Record set:
-*-
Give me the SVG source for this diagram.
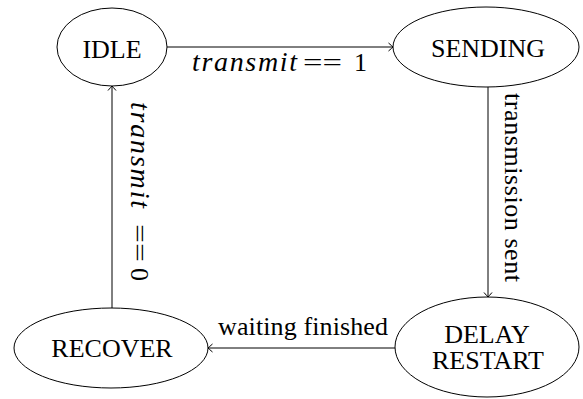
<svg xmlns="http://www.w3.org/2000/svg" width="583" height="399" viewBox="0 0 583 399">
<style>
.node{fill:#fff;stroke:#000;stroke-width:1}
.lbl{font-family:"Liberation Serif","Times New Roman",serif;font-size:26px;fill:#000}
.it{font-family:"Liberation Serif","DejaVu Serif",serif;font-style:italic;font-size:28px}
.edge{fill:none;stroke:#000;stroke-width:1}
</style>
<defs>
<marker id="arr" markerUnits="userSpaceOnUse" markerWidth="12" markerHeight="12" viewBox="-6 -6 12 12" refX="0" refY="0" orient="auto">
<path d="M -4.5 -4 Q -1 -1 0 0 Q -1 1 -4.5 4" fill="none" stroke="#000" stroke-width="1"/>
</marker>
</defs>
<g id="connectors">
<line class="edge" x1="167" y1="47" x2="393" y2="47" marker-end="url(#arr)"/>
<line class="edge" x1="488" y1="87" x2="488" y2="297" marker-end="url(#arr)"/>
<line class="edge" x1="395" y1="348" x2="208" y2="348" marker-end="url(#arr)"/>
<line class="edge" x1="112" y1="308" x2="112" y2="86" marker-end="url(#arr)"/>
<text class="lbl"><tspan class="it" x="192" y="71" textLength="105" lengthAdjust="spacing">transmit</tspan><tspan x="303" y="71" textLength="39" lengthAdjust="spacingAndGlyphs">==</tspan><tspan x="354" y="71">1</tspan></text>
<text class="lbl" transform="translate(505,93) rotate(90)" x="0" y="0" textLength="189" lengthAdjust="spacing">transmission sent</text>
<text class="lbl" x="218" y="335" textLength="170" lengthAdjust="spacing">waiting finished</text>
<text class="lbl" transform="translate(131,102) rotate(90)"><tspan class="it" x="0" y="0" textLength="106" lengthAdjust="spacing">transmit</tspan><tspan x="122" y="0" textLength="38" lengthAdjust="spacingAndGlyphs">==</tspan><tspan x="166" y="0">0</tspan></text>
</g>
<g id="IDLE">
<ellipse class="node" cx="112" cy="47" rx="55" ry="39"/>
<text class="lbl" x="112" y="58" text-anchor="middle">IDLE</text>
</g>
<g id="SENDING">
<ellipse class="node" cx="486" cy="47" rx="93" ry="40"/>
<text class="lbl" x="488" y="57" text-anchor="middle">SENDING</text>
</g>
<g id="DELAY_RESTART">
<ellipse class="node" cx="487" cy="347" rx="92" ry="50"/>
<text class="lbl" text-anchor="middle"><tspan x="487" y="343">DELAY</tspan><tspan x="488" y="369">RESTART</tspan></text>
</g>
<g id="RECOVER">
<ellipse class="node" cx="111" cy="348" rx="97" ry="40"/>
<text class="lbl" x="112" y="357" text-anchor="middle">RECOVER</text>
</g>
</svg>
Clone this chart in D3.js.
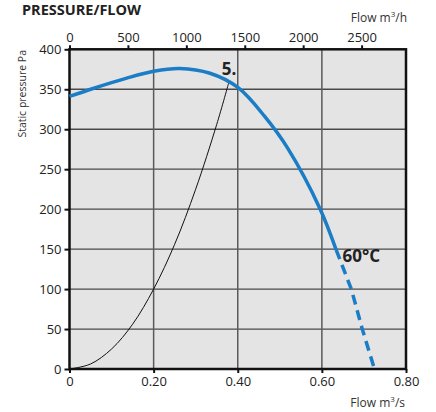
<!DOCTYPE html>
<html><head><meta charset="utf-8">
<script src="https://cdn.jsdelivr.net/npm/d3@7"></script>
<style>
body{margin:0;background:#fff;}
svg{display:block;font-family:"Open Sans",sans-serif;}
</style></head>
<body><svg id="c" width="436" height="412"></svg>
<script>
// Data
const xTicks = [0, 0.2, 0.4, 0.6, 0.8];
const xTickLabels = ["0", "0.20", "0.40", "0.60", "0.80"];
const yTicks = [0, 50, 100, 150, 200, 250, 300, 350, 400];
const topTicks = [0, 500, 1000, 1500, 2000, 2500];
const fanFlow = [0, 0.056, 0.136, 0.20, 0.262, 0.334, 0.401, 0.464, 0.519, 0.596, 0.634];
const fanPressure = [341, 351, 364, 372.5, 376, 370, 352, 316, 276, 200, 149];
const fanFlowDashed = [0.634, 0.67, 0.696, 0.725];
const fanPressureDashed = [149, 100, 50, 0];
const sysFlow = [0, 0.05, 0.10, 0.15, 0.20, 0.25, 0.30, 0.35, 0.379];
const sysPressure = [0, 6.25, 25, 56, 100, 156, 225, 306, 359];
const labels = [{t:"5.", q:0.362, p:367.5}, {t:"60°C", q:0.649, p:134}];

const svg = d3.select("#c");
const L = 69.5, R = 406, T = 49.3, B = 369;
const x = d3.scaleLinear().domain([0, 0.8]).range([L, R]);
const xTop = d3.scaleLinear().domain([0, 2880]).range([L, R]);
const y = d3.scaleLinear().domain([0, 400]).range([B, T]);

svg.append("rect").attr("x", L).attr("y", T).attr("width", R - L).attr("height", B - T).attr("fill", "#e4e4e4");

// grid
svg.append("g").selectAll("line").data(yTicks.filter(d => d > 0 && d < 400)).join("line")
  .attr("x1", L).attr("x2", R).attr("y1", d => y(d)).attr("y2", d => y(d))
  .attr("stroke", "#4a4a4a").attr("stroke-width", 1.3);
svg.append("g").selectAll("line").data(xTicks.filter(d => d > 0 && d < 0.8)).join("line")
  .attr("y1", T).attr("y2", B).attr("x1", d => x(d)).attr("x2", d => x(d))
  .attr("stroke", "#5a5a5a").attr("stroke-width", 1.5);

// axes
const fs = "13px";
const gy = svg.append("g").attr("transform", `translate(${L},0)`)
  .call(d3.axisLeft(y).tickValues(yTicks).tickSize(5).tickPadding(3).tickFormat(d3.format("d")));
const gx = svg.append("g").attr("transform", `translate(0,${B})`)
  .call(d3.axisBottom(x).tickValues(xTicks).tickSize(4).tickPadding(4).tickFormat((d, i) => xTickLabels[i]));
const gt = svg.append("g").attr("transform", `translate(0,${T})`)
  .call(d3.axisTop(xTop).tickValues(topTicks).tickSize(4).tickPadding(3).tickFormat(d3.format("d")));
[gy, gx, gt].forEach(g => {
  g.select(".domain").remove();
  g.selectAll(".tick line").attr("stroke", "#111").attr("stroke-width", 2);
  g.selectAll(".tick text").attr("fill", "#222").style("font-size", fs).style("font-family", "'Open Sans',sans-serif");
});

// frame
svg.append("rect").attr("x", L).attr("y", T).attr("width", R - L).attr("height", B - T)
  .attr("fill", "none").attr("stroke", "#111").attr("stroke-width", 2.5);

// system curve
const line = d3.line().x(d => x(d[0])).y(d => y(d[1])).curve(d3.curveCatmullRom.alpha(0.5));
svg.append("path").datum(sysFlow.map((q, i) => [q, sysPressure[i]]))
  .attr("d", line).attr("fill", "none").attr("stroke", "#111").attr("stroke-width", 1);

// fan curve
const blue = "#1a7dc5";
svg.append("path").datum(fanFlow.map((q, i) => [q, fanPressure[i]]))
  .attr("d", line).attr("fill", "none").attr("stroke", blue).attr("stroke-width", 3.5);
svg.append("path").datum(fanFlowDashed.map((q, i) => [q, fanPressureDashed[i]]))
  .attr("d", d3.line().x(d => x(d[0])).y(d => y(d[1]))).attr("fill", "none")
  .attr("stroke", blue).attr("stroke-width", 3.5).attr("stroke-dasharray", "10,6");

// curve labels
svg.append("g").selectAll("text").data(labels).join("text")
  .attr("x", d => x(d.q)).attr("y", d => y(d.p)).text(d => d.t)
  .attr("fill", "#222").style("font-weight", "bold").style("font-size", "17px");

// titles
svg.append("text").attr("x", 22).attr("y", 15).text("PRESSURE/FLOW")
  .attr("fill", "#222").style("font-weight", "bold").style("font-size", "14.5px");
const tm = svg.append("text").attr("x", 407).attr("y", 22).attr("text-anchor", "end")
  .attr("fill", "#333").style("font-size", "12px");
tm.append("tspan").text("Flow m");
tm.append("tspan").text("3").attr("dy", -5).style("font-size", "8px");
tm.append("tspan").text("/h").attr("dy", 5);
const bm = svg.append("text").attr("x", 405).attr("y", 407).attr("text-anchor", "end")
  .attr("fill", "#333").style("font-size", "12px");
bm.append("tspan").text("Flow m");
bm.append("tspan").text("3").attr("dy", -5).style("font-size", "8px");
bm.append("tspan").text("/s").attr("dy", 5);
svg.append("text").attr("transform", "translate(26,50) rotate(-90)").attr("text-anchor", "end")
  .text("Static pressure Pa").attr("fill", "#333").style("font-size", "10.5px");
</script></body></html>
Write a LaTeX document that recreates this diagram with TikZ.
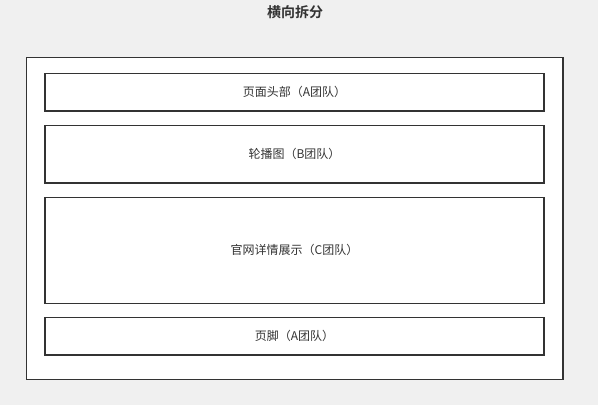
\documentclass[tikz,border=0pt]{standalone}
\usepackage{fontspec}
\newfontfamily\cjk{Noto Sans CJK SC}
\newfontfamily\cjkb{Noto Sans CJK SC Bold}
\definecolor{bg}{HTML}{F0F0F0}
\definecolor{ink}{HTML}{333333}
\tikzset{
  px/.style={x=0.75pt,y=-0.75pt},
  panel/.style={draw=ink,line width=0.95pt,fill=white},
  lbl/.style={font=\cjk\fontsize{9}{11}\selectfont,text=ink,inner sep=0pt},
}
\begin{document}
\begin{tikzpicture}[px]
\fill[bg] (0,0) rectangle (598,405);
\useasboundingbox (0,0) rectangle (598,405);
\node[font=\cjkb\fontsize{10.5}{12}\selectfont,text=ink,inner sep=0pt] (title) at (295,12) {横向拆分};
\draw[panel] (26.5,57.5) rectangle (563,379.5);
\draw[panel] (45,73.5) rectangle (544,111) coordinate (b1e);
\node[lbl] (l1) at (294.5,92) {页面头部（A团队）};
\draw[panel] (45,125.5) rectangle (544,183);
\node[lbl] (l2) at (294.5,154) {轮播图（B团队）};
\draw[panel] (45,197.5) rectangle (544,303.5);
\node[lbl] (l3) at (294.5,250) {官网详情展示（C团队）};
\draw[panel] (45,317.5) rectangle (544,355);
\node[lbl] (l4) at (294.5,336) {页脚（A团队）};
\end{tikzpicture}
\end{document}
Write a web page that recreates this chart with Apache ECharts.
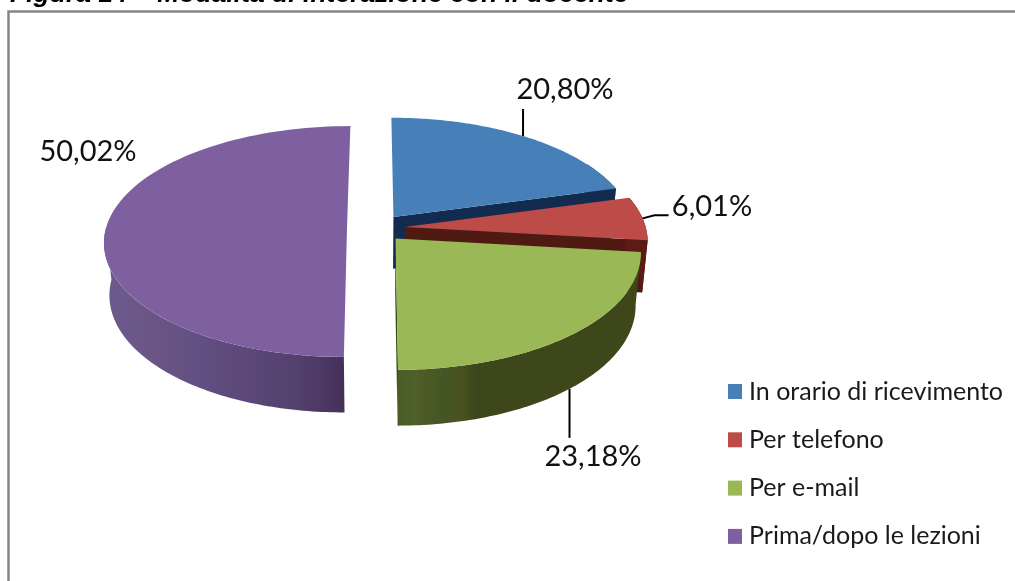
-*-
Task requirements: Return each line in the records that holds the string "this".

Solution:
Give me the SVG source for this diagram.
Clone this chart in D3.js.
Write a LaTeX document that recreates this diagram with TikZ.
Write a web page that recreates this chart with Apache ECharts.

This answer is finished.